◆ **Exercise description**
Check each line of the material below, and copy it if it holds the string "this".

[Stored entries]
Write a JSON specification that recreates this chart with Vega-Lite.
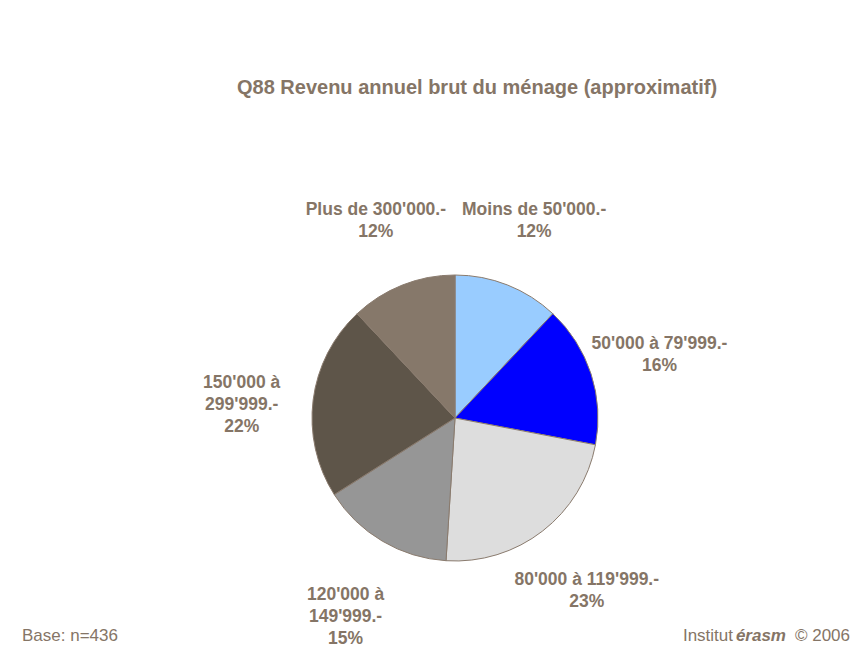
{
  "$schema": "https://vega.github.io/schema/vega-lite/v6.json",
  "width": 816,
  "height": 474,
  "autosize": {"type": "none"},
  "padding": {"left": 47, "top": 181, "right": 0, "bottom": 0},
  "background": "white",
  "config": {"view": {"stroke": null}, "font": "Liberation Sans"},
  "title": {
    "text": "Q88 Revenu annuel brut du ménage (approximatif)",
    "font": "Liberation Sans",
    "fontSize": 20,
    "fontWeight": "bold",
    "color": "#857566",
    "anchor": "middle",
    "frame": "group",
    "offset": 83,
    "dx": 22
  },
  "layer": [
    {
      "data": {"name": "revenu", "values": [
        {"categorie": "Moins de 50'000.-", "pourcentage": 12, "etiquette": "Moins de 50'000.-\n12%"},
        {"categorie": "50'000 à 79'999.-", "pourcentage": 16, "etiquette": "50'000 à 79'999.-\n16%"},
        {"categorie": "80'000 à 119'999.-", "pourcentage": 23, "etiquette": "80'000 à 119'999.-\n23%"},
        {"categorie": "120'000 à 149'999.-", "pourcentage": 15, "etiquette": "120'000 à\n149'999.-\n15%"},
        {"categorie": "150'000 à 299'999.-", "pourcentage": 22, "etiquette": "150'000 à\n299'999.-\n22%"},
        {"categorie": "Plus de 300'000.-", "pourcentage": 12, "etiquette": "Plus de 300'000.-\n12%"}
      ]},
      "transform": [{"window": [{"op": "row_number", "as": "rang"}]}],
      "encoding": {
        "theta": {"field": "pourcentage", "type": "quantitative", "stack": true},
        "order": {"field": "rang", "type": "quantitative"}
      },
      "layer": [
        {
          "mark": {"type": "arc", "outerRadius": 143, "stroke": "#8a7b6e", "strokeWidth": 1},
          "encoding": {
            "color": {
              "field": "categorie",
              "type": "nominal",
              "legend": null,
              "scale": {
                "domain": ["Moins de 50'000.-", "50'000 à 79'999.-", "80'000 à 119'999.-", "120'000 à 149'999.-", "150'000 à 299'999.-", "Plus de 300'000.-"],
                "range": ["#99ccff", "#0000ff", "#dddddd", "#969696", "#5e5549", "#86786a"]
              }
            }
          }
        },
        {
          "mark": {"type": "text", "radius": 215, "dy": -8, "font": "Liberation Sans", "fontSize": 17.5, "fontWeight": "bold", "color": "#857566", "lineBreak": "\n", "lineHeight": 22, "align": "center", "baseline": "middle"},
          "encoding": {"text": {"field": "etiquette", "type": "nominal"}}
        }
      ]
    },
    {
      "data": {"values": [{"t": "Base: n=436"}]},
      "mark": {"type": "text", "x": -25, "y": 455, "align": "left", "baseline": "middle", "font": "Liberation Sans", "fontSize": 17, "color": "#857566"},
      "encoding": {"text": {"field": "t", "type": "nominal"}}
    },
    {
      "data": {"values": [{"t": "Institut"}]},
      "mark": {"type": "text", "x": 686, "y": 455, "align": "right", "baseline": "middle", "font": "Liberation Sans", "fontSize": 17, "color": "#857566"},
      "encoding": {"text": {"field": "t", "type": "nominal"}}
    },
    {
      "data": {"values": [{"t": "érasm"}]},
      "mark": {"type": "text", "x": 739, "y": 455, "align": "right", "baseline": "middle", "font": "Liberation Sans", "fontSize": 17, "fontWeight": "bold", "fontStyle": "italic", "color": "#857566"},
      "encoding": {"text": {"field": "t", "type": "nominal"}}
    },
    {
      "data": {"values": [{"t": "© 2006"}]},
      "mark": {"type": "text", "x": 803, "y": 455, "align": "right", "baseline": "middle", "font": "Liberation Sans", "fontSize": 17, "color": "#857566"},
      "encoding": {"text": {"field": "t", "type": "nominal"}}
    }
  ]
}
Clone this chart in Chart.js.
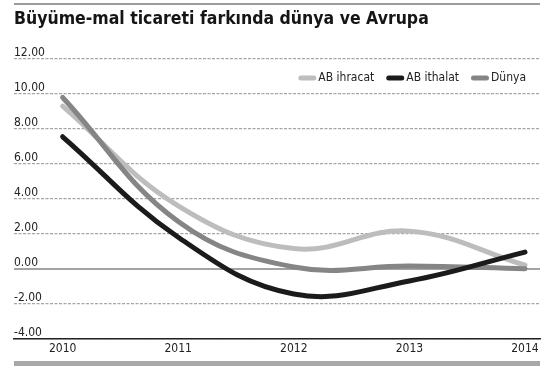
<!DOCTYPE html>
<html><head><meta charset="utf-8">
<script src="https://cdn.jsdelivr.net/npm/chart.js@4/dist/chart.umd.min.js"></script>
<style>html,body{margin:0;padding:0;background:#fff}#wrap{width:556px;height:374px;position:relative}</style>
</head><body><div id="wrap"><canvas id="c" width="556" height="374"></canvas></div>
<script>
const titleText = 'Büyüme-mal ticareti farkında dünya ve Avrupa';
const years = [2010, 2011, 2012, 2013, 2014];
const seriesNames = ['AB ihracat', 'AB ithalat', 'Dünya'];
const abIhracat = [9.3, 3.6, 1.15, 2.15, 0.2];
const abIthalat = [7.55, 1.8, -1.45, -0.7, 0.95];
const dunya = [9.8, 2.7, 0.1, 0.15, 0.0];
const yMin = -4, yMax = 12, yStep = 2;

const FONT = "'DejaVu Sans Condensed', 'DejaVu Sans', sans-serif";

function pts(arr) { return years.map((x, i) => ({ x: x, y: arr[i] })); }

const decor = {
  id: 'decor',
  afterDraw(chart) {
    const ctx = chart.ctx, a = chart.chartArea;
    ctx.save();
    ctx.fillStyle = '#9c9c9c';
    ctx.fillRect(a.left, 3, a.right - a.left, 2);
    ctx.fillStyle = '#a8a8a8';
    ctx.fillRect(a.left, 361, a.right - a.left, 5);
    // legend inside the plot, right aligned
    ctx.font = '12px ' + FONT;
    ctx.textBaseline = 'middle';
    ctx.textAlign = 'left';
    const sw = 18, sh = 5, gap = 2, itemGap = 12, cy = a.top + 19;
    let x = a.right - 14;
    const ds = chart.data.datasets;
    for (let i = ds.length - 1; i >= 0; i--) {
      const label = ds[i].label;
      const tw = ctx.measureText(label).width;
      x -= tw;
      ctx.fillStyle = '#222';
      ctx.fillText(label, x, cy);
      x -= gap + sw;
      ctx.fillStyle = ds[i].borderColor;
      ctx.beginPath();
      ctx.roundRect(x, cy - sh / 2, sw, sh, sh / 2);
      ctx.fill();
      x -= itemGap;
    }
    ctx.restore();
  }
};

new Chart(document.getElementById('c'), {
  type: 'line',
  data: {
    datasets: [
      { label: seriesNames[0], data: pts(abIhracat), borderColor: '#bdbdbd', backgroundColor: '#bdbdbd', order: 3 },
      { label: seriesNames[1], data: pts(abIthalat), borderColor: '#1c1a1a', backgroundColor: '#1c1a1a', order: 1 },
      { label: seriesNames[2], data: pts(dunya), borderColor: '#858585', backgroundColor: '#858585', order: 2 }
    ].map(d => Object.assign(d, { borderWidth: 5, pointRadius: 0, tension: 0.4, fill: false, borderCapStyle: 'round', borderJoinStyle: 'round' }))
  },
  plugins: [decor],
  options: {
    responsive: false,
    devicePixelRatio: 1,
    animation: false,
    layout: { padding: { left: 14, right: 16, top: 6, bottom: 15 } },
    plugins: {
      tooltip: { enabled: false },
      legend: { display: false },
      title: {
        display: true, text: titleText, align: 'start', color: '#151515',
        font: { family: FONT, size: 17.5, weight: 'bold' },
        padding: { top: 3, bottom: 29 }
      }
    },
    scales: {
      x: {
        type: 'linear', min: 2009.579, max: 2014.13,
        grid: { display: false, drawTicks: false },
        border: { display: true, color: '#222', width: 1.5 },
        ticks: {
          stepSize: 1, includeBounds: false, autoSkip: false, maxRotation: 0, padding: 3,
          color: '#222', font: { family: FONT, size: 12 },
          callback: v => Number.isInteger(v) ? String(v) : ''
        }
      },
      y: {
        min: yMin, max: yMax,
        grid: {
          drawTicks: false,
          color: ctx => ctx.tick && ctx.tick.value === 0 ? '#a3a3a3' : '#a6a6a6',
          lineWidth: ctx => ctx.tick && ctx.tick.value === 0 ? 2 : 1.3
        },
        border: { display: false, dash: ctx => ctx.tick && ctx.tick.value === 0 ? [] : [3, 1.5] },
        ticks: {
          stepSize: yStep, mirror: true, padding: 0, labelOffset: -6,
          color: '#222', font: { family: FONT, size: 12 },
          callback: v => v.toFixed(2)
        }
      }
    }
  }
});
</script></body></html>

◆ **Written answer**
Write a JSON specification that recreates this chart with Vega-Lite.
Clone this chart in Chart.js.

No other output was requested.